A Comparison of Fuzzy and Intuitionistic Fuzzy Frameworks for Individual and Group Replacement Approaches with Scrap Values Using Centroid-Based Ranking Method for Optimal Results

Abstract

Replacement problems involve managing equipment or machines that degrade over time or with usage and those that fail after reaching specific thresholds. Large, expensive assets, such as machine tools and vehicles, have increased maintenance requirements and depreciation over time, raising the risk of obsolescence. The objective is to optimize the replacement and maintenance schedules. This optimization seeks to reduce total costs, which include operating, maintenance and investment expenses. In operations research, effective machine and equipment replacement strategies are critical for sustaining operational efficiency and reducing costs.
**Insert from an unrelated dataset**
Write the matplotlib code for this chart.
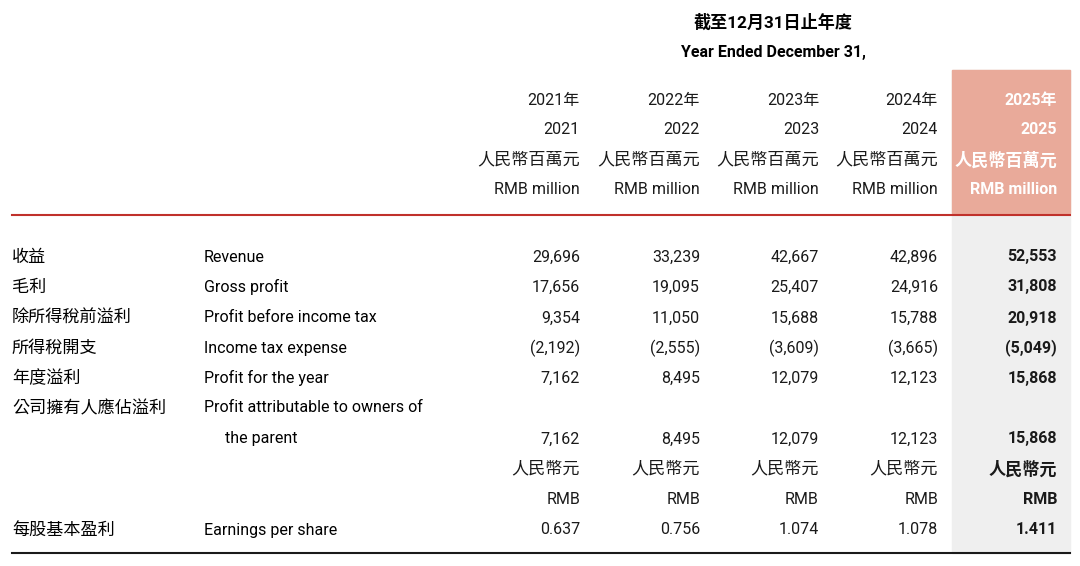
import matplotlib.pyplot as plt
from matplotlib.patches import Rectangle

plt.rcParams['font.family'] = ['Roboto', 'Noto Sans CJK TC', 'DejaVu Sans']

years = ['2021', '2022', '2023', '2024', '2025']
labels_cn = ['收益', '毛利', '除所得稅前溢利', '所得稅開支', '年度溢利', '公司擁有人應佔溢利']
labels_en = ['Revenue', 'Gross profit', 'Profit before income tax', 'Income tax expense',
             'Profit for the year', 'Profit attributable to owners of']
revenue = ['29,696', '33,239', '42,667', '42,896', '52,553']
gross = ['17,656', '19,095', '25,407', '24,916', '31,808']
pbt = ['9,354', '11,050', '15,688', '15,788', '20,918']
tax = ['(2,192)', '(2,555)', '(3,609)', '(3,665)', '(5,049)']
profit = ['7,162', '8,495', '12,079', '12,123', '15,868']
attrib = ['7,162', '8,495', '12,079', '12,123', '15,868']
eps = ['0.637', '0.756', '1.074', '1.078', '1.411']

fig = plt.figure(figsize=(10.8, 5.66), dpi=100)
ax = fig.add_axes([0, 0, 1, 1])
ax.set_xlim(0, 1080)
ax.set_ylim(566, 0)
ax.axis('off')

fs = 11.5
fs_cn = 12.3
col_x = [580, 700, 819, 938, 1057]
hi_color = '#e9aa9a'

# shaded column
ax.add_patch(Rectangle((952, 70), 118, 483, color='#efefef', zorder=0))
ax.add_patch(Rectangle((952, 70), 118, 143, color=hi_color, zorder=0))

ax.text(773, 22, '截至12月31日止年度', ha='center', va='center', fontsize=fs_cn, fontweight='bold')
ax.text(773, 52, 'Year Ended December 31,', ha='center', va='center', fontsize=fs, fontweight='bold')

for i, x in enumerate(col_x):
    last = i == len(col_x) - 1
    c = 'white' if last else '#1a1a1a'
    w = 'bold' if last else 'normal'
    for y, t, s in zip([100, 130, 160, 190], [years[i] + '年', years[i], '人民幣百萬元', 'RMB million'],
                       [fs, fs, fs_cn, fs]):
        ax.text(x, y, t, ha='right', va='center', fontsize=s, color=c, fontweight=w)

ax.plot([12, 1070], [215, 215], color='#c0312b', lw=1.5)
ax.plot([12, 1070], [553, 553], color='#1a1a1a', lw=1.5)

rows_y = [257, 287, 318, 348, 378, 408]
for y, cn, en in zip(rows_y, labels_cn, labels_en):
    ax.text(12, y, cn, ha='left', va='center', fontsize=fs_cn)
    ax.text(204, y, en, ha='left', va='center', fontsize=fs)
ax.text(225, 439, 'the parent', ha='left', va='center', fontsize=fs)
ax.text(12, 530, '每股基本盈利', ha='left', va='center', fontsize=fs_cn)
ax.text(204, 530, 'Earnings per share', ha='left', va='center', fontsize=fs)

values = [(257, revenue), (287, gross), (318, pbt), (348, tax), (378, profit), (439, attrib), (530, eps)]
for i, x in enumerate(col_x):
    w = 'bold' if i == len(col_x) - 1 else 'normal'
    for y, vals in values:
        ax.text(x, y, vals[i], ha='right', va='center', fontsize=fs, fontweight=w, color='#1a1a1a')
    ax.text(x, 469, '人民幣元', ha='right', va='center', fontsize=fs_cn, fontweight=w, color='#1a1a1a')
    ax.text(x, 499, 'RMB', ha='right', va='center', fontsize=fs, fontweight=w, color='#1a1a1a')

fig.savefig('out.png', dpi=100)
Abrupt component failures can lead to system-wide disruptions, particularly in digital components like bulbs and resistors. To avoid sudden breakdowns, effective replacement techniques are required. This study compares environments of fuzzy and environments of intuitionistic fuzzy in group replacement and individual replacement approaches. Costs are modeled using triangular and triangular intuitionistic fuzzy numbers to capture uncertainty and vagueness. The research evaluates two strategies: immediate individual replacement and scheduled group replacement. Quantitative and analytical techniques are employed to explore cost uncertainties. Using a centroid-based ranking method, the study assesses outcomes from both fuzzy and intuitionistic fuzzy algorithms to solve complex decision-making scenarios. Results demonstrate that intuitionistic fuzzy approaches offer more effective and optimal outcomes compared to traditional fuzzy methods, enhancing decision-making precision in machine and equipment replacement strategies.